- WORK TO DO -
Your task is to retype, word for word, the lines from the start of the data through the line holding "(1102,2) -- (1102,943);". Do not include the pictures.

- AVAILABLE DATA -
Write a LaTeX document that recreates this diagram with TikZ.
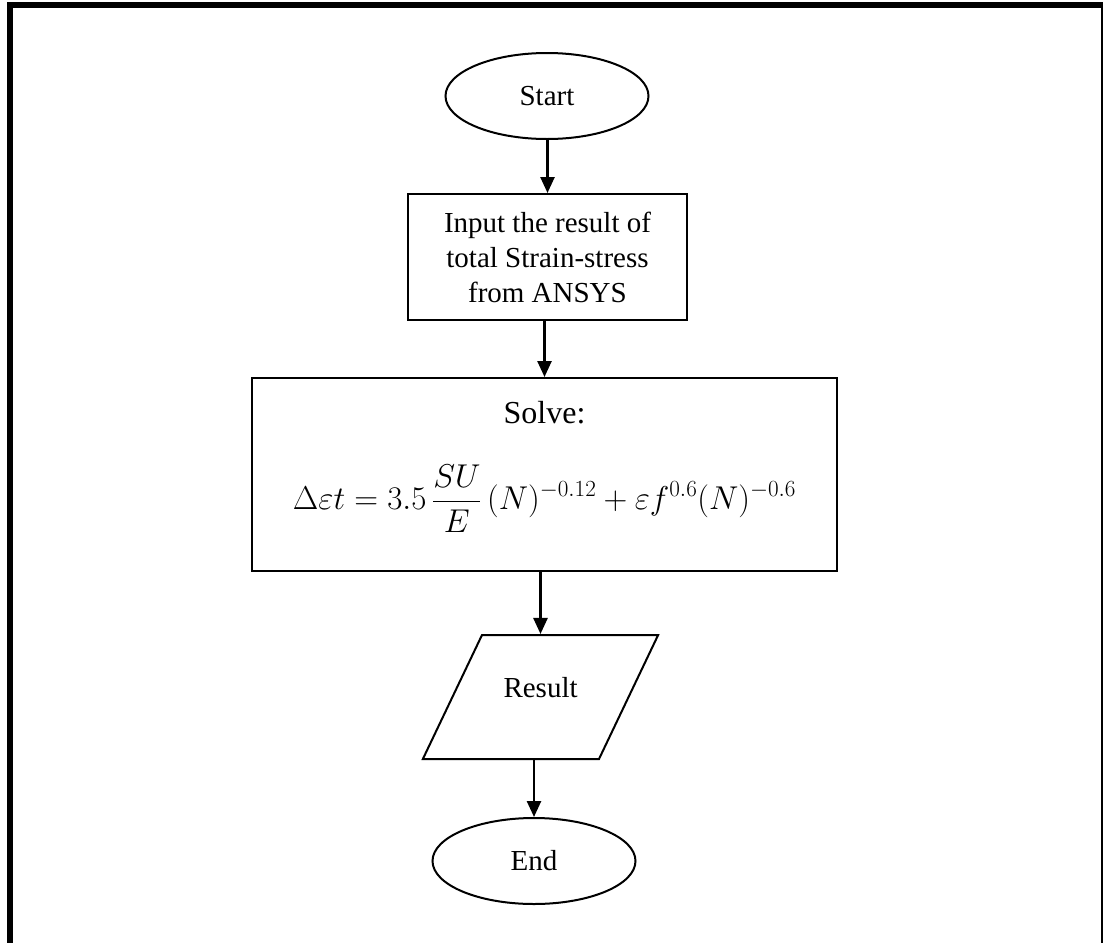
\RequirePackage{fix-cm}
\documentclass[tikz,border=0pt]{standalone}
\usepackage{amsmath}
\usepackage{fontspec}
\setmainfont{Liberation Serif}
\usetikzlibrary{arrows.meta,shapes.geometric}

\begin{document}
\begin{tikzpicture}[->,>={Triangle[length=16pt,width=14pt]}, x=1pt, y=-1pt, line width=2pt,
  term node/.style={ellipse,draw,minimum width=203pt,minimum height=86pt,inner sep=0pt,font=\fontsize{29}{35}\selectfont},
  box node/.style={rectangle,draw,align=center,inner sep=0pt,font=\fontsize{29}{35}\selectfont},
  data node/.style={trapezium,trapezium left angle=64.5,trapezium right angle=115.5,draw,inner xsep=21.5pt,inner ysep=42pt,text height=20pt,text depth=20pt,text width=74pt,align=center,font=\fontsize{29}{35}\selectfont}]

  \useasboundingbox (0,0) rectangle (1103,943);
  % page frame
  \draw[-,line width=6pt] (7,5) -- (1103,5);
  \draw[-,line width=6pt] (10,2) -- (10,943);
  \draw[-,line width=2pt] (1102,2) -- (1102,943);

  \node[term node] (start) at (547,96) {Start};
  \node[box node,minimum width=279pt,minimum height=126pt] (input) at (547.5,257) {Input the result of\\total Strain-stress\\from ANSYS};
  \node[box node,minimum width=585pt,minimum height=193pt,font=\fontsize{32}{38}\selectfont] (solve) at (544.5,474.5) {Solve:\\[40pt]{\fontsize{33}{40}\selectfont$\displaystyle \Delta\varepsilon t = 3.5\,\frac{SU}{E}\,(N)^{-0.12}+\varepsilon f^{0.6}(N)^{-0.6}\rule[-38pt]{0pt}{0pt}$}};
  \node[data node] (result) at (540.5,697) {Result};
  \node[term node] (stop) at (534,861) {End};

  \foreach \source/\dest in {start/input, input/solve, solve/result, result/stop}
    \path[line width=2.5pt] (\dest.north |- \source.south) edge (\dest.north);
\end{tikzpicture}
\end{document}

- EXPECTED ANSWER -
Write a LaTeX document that recreates this diagram with TikZ.
\RequirePackage{fix-cm}
\documentclass[tikz,border=0pt]{standalone}
\usepackage{amsmath}
\usepackage{fontspec}
\setmainfont{Liberation Serif}
\usetikzlibrary{arrows.meta,shapes.geometric}

\begin{document}
\begin{tikzpicture}[->,>={Triangle[length=16pt,width=14pt]}, x=1pt, y=-1pt, line width=2pt,
  term node/.style={ellipse,draw,minimum width=203pt,minimum height=86pt,inner sep=0pt,font=\fontsize{29}{35}\selectfont},
  box node/.style={rectangle,draw,align=center,inner sep=0pt,font=\fontsize{29}{35}\selectfont},
  data node/.style={trapezium,trapezium left angle=64.5,trapezium right angle=115.5,draw,inner xsep=21.5pt,inner ysep=42pt,text height=20pt,text depth=20pt,text width=74pt,align=center,font=\fontsize{29}{35}\selectfont}]

  \useasboundingbox (0,0) rectangle (1103,943);
  % page frame
  \draw[-,line width=6pt] (7,5) -- (1103,5);
  \draw[-,line width=6pt] (10,2) -- (10,943);
  \draw[-,line width=2pt] (1102,2) -- (1102,943);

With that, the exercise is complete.